Friday, April 3, 2015

"With enough thrust, pigs fly just fine."

I took a moment to collect myself as I stepped around to the wooden gate that lead into my neighbor Jeff's backyard.  I didn't know what I was going to find - but my sixth sense was tingling already, telling me that it was going to be trouble.

I should have known that an engineer takes everything far too literally.

And sure enough, as I came around the corner of his house, I could already smell the acrid scent of melted plastic, the tang of gunpowder.  My concerns weren't lessened when I saw the wooden structure pointed up at a forty-five degree angle, a set of rails that angled up over his back fence.

"Jeff?" I called out, a hint of concern in my voice.  What was he building?


The man himself popped up a second later from below a metal contraption of some sort, grinning broadly.  His face had even more smudges of dirt and grease on it than usual, and he wore a pair of safety goggles, conveniently protecting his forehead.

"Bill!" he shouted back, sounding as if he hadn't seen me just yesterday.  "Check it out!  Totally gonna prove you wrong this time, buddy!"

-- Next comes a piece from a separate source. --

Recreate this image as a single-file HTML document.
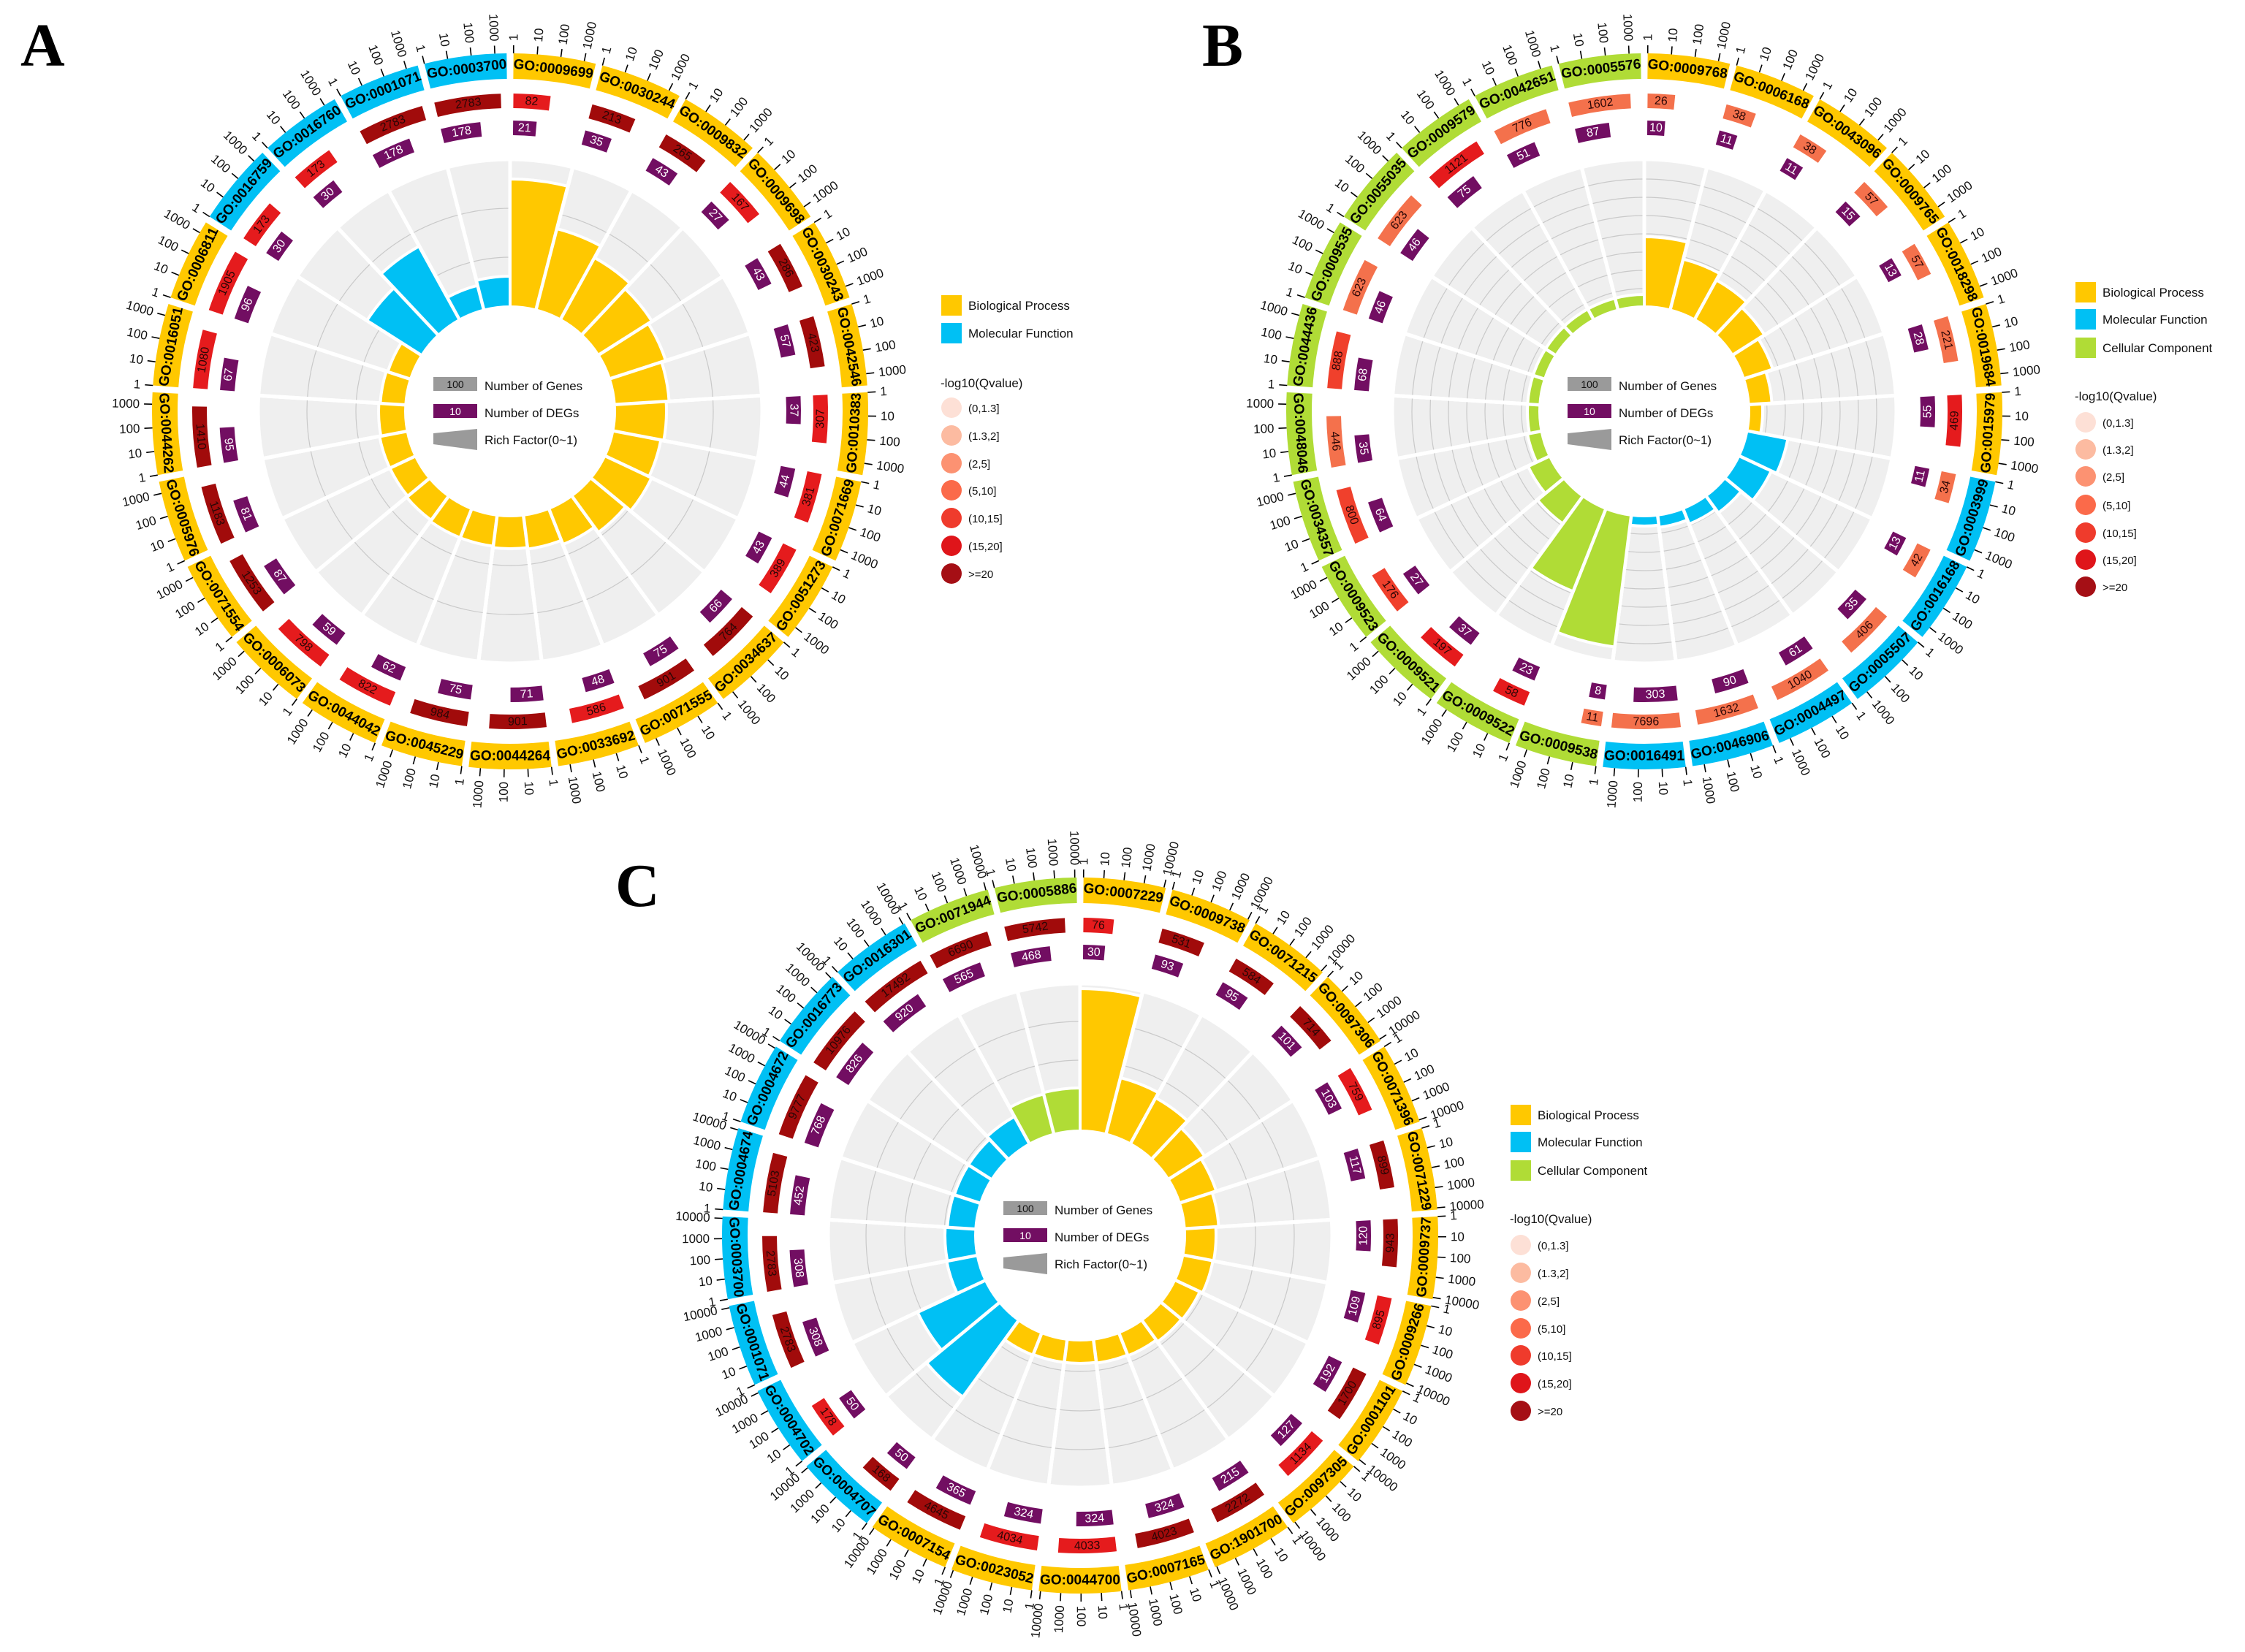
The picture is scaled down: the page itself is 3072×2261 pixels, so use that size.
<!DOCTYPE html>
<html><head><meta charset="utf-8">
<style>
html,body{margin:0;padding:0;background:#fff;}
svg{display:block;}
text{font-family:"Liberation Sans",sans-serif;}
</style></head>
<body>
<svg id="s" xmlns="http://www.w3.org/2000/svg" width="3072" height="2261" viewBox="0 0 3072 2261">
<rect width="3072" height="2261" fill="#fff"/>
<text x="28" y="90" style="font-family:'Liberation Serif',serif;font-weight:bold;font-size:84px" fill="#000">A</text>
<text x="1645" y="90" style="font-family:'Liberation Serif',serif;font-weight:bold;font-size:84px" fill="#000">B</text>
<text x="842" y="1240" style="font-family:'Liberation Serif',serif;font-weight:bold;font-size:84px" fill="#000">C</text>
</svg>
<script>
(function(){
var NS="http://www.w3.org/2000/svg",S=document.getElementById("s");
function el(t,a,txt,parent){var e=document.createElementNS(NS,t);for(var k in a)e.setAttribute(k,a[k]);if(txt!==undefined)e.textContent=txt;(parent||S).appendChild(e);return e;}
function P(cx,cy,r,a){var d=a*Math.PI/180;return [cx+r*Math.sin(d),cy-r*Math.cos(d)];}
function ann(cx,cy,r0,r1,a0,a1){var p1=P(cx,cy,r1,a0),p2=P(cx,cy,r1,a1),p3=P(cx,cy,r0,a1),p4=P(cx,cy,r0,a0);var lg=(a1-a0)>180?1:0;
return "M"+p1[0].toFixed(2)+","+p1[1].toFixed(2)+"A"+r1+","+r1+" 0 "+lg+" 1 "+p2[0].toFixed(2)+","+p2[1].toFixed(2)+"L"+p3[0].toFixed(2)+","+p3[1].toFixed(2)+"A"+r0+","+r0+" 0 "+lg+" 0 "+p4[0].toFixed(2)+","+p4[1].toFixed(2)+"Z";}
function tang(cx,cy,r,a,txt,attrs){var p=P(cx,cy,r,a);var aa=((a%360)+360)%360;var rot=(aa>90&&aa<270)?aa-180:aa;
var o={x:p[0].toFixed(1),y:p[1].toFixed(1),"text-anchor":"middle","dominant-baseline":"central",transform:"rotate("+rot.toFixed(2)+" "+p[0].toFixed(1)+" "+p[1].toFixed(1)+")"};for(var k in attrs)o[k]=attrs[k];el("text",o,txt);}
var CAT={Y:"#ffc800",B:"#00c0f4",G:"#b0dc36"};
var RC={D:"#a10b0b",R:"#e51b1d",M:"#f0402c",O:"#f4714c"};
function chart(c){
 var cx=c.cx,cy=c.cy,n=c.names.length,w=360/n;
 for(var i=0;i<n;i++){
  var a0=i*w,a1=(i+1)*w;
  el("path",{d:ann(cx,cy,143,345,a0,a1),fill:"#efefef",stroke:"#fff","stroke-width":5});
 }
 c.grid.forEach(function(r){el("circle",{cx:cx,cy:cy,r:r,fill:"none",stroke:"#c9c9c9","stroke-width":1.2});});
 for(var i=0;i<n;i++){
  var a0=i*w,a1=(i+1)*w,am=a0+w/2,cat=c.cats[i];
  var q0=P(cx,cy,143,a0),q1=P(cx,cy,346,a0);
  el("line",{x1:q0[0],y1:q0[1],x2:q1[0],y2:q1[1],stroke:"#fff","stroke-width":5});
  el("path",{d:ann(cx,cy,143,c.bars[i],a0,a1),fill:CAT[cat],stroke:"#fff","stroke-width":4});
  el("path",{d:ann(cx,cy,455,490,a0+0.55,a1-0.55),fill:CAT[cat]});
  tang(cx,cy,472,am,c.names[i],{"font-size":19,"font-weight":"bold",fill:"#000"});
  for(var k=0;k<c.nt;k++){
   var ta=a0+0.55+k*c.step;var t0=P(cx,cy,490,ta),t1=P(cx,cy,501,ta);
   el("line",{x1:t0[0].toFixed(1),y1:t0[1].toFixed(1),x2:t1[0].toFixed(1),y2:t1[1].toFixed(1),stroke:"#000","stroke-width":1.6});
   var lab=String(Math.pow(10,k));var tp=P(cx,cy,507,ta);var aa=((ta%360)+360)%360;var rot,anc;
   if(aa<180){rot=aa-90;anc="start";}else{rot=aa+90;anc="end";}
   el("text",{x:tp[0].toFixed(1),y:tp[1].toFixed(1),"text-anchor":anc,"dominant-baseline":"central","font-size":17,fill:"#111",transform:"rotate("+rot.toFixed(2)+" "+tp[0].toFixed(1)+" "+tp[1].toFixed(1)+")"},lab);
  }
  var v=c.red[i],f=Math.min(0.95,Math.max(0.2,Math.log(v)/Math.LN10/c.mx));var ra0=a0+0.6,ra1=a0+0.6+f*(w-1.2);
  el("path",{d:ann(cx,cy,415,435,ra0,ra1),fill:RC[c.rc[i]]});
  tang(cx,cy,425,(ra0+ra1)/2,String(v),{"font-size":16,fill:"#2a0606"});
  var u=c.pur[i],g=Math.min(0.95,Math.max(0.2,Math.log(u)/Math.LN10/c.mx));var pa0=a0+0.6,pa1=a0+0.6+g*(w-1.2);
  el("path",{d:ann(cx,cy,378,398,pa0,pa1),fill:"#720e62"});
  tang(cx,cy,388,(pa0+pa1)/2,String(u),{"font-size":16,fill:"#fff"});
 }
 el("rect",{x:cx-105,y:cy-47,width:60,height:19,fill:"#9a9a9a"});
 el("text",{x:cx-75,y:cy-32,"text-anchor":"middle","font-size":14,fill:"#111"},"100");
 el("text",{x:cx-35,y:cy-29,"font-size":17,fill:"#111"},"Number of Genes");
 el("rect",{x:cx-105,y:cy-10,width:60,height:19,fill:"#720e62"});
 el("text",{x:cx-75,y:cy+5,"text-anchor":"middle","font-size":14,fill:"#fff"},"10");
 el("text",{x:cx-35,y:cy+8,"font-size":17,fill:"#111"},"Number of DEGs");
 el("path",{d:"M"+(cx-105)+","+(cy+30)+"L"+(cx-45)+","+(cy+24)+"L"+(cx-45)+","+(cy+53)+"L"+(cx-105)+","+(cy+45)+"Z",fill:"#9a9a9a"});
 el("text",{x:cx-35,y:cy+45,"font-size":17,fill:"#111"},"Rich Factor(0~1)");
}
function legend(x,ys,cats,qy,cys){
 var names={Y:"Biological Process",B:"Molecular Function",G:"Cellular Component"};
 cats.forEach(function(ct,i){el("rect",{x:x,y:ys[i]-14,width:28,height:28,fill:CAT[ct]});el("text",{x:x+37,y:ys[i]+6,"font-size":17,fill:"#111"},names[ct]);});
 el("text",{x:x-1,y:qy,"font-size":17,fill:"#111"},"-log10(Qvalue)");
 var cc=["#fde0d6","#fcbba1","#fc9272","#fb6a4a","#ef3b2c","#df151a","#a50f15"],lb=["(0,1.3]","(1.3,2]","(2,5]","(5,10]","(10,15]","(15,20]",">=20"];
 cys.forEach(function(y,i){el("circle",{cx:x+14,cy:y,r:14,fill:cc[i]});el("text",{x:x+37,y:y+6,"font-size":15,fill:"#111"},lb[i]);});
}
chart({cx:698,cy:563,mx:3.75,nt:4,step:3.8,grid:[211,278],
 names:["GO:0009699","GO:0030244","GO:0009832","GO:0009698","GO:0030243","GO:0042546","GO:0010383","GO:0071669","GO:0051273","GO:0034637","GO:0071555","GO:0033692","GO:0044264","GO:0045229","GO:0044042","GO:0006073","GO:0071554","GO:0005976","GO:0044262","GO:0016051","GO:0006811","GO:0016759","GO:0016760","GO:0001071","GO:0003700"],
 cats:"YYYYYYYYYYYYYYYYYYYYYBBBB",
 bars:[318,258,240,230,224,218,214,210,214,205,196,190,188,186,186,184,182,182,180,178,176,232,258,178,185],
 red:[82,213,265,167,286,423,307,381,389,764,901,586,901,984,822,798,1253,1183,1410,1080,1905,173,173,2783,2783],
 rc:"RDDRDDRRRDDRDDRRDDDRRRRDD",
 pur:[21,35,43,27,43,57,37,44,43,66,75,48,71,75,62,59,87,81,95,67,96,30,30,178,178]});
chart({cx:2250,cy:563,mx:3.75,nt:4,step:3.8,grid:[168,193,218,243,268,293,318],
 names:["GO:0009768","GO:0006168","GO:0043096","GO:0009765","GO:0018298","GO:0019684","GO:0015979","GO:0003999","GO:0016168","GO:0005507","GO:0004497","GO:0046906","GO:0016491","GO:0009538","GO:0009522","GO:0009521","GO:0009523","GO:0034357","GO:0048046","GO:0044436","GO:0009535","GO:0055035","GO:0009579","GO:0042651","GO:0005576"],
 cats:"YYYYYYYBBBBBBGGGGGGGGGGGG",
 bars:[239,215,205,195,185,175,162,200,192,172,166,160,157,325,265,190,176,163,160,160,160,160,160,160,160],
 red:[26,38,38,57,57,221,469,34,42,406,1040,1632,7696,11,58,197,176,800,446,888,623,623,1121,776,1602],
 rc:"OOOOOORROOOOOOORRMMOMOOROO".slice(0,6)+"R"+"OOOOOOO"+"RRMMOMOORO"+"O",
 pur:[10,11,11,15,13,28,55,11,13,35,61,90,303,8,23,37,27,64,35,68,46,46,75,51,87]});
chart({cx:1478,cy:1691,mx:4.5,nt:5,step:3.25,grid:[186,240,293],
 names:["GO:0007229","GO:0009738","GO:0071215","GO:0097306","GO:0071396","GO:0071229","GO:0009737","GO:0009266","GO:0001101","GO:0097305","GO:1901700","GO:0007165","GO:0044700","GO:0023052","GO:0007154","GO:0004707","GO:0004702","GO:0001071","GO:0003700","GO:0004674","GO:0004672","GO:0016773","GO:0016301","GO:0071944","GO:0005886"],
 cats:"YYYYYYYYYYYYYYYBBBBBBBBGG",
 bars:[338,223,215,202,196,190,186,185,181,180,177,176,175,175,176,273,246,186,185,182,181,181,186,200,202],
 red:[76,531,584,714,759,899,943,895,1700,1134,2272,4023,4033,4034,4645,168,178,2783,2783,5103,9777,10976,17492,6690,5742],
 rc:"RDDDRDDRDRDDRRDDRDDDDDDDD",
 pur:[30,93,95,101,103,117,120,109,192,127,215,324,324,324,365,50,50,308,308,452,768,826,920,565,468]});
legend(1288,[418,456],["Y","B"],530,[558,596,634,671,709,747,785]);
legend(2840,[400,437,476],["Y","B","G"],548,[578,615,652,691,729,766,803]);
legend(2067,[1526,1563,1602],["Y","B","G"],1674,[1704,1742,1780,1818,1855,1893,1931]);
})();
</script>
</body></html>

I stepped forward, doing my best to get some idea of what the man had constructed, while at the same time trying not to set him off with any sudden movements.  "And what are you proving me wrong on, exactly?" I ventured, trying to figure out what he had cobbled together.

It looked like a long ramp, two parallel rails aimed up and over the back fence.  At the base of the ramp, several wooden struts supported and cradled a sled, made out of a sheet of hammered metal with a couple small wheels bolted to the bottom.  Attached to that homemade sled were two very suspicious tubes that smelled strongly of dangerous explosives.

As I stepped in closer, I heard a faint squeal from the other side of the ramp, and I felt my stomach drop.  "Oh, no," I said out loud.

"Oh, yes!" Jeff retorted, popping back up from whatever he had been adjusting on his sled.  "And you said that they couldn't fly!"

I stepped gingerly around the launch platform (and that had to be what it was, I figured out), staring down at the creature in the cage on the other side.  A pair of beady little eyes stared back at me, not recognizing me but already blaming me for being trapped in this little metal box.

Things weren't going to get much better for the fellow, I knew.

"Surely, you can't be serious!" I tried, staring back and forth between the man, the pig, and the machine that the man had constructed for the pig.

"I am serious!" he fired back.  "And don't call me Shirley!  Look, it's totally going to work - and Sir Porksalot is going to be fine!"

"Jeff, it's just an expression!" I insisted.  "It just means that something isn't going to happen!  You don't have to prove the idiom wrong!"

"But it isn't that they can't fly!" he said, reaching down and, with a grunt, lifting the cage, and the angrily protesting Sir Porksalot with it, up onto the sled.  Even despite my horror, I couldn't help noticing that there were small pegs on the sled that perfectly held the cage in place.

He might be insane, I had to concede, but at least my neighbor was a hell of an engineer.  And for all I knew, this crazy contraption might actually work.

"See, I worked out the calculations," Jeff continued, overrunning my protests with sheer determination.  "It's just a problem of propulsion!  With enough thrust, pigs fly just fine!"

And before I could say anything more, Jeff had tugged me back a dozen feet from the gantry, sled, and angrily protesting passenger.  He lifted up something that looked suspiciously like a garage door remote and pressed the button.

My next comment was totally lost in the roar of explosive combustion.

As my ringing ears slowly cleared, I stared at the long, arcing trail of smoke that led up and out of Jeff's back yard.  "Hey, Jeff," I shouted, trying to make myself heard above the persistent sounds of encroaching tinnitus.

"Yeah?"

"How's it going to land?  And where?"

"There's the field back there behind our houses!  He should come down just fine in that!  I put a parachute-"

A very loud boom cut off the rest of his sentence.

We hurried out of the fenced-in back yard and around the house - where we both stopped short, staring in shared horror at the large column of smoke rising up from the field behind the house.  Even at this distance, we could already catch the whiff of burned Porksalot on the breeze.

I reached out and patted Jeff on the shoulder.  "Sure, they fly with enough thrust, but you still need to work on that landing," I told him.

For once, the engineer didn't have a retort.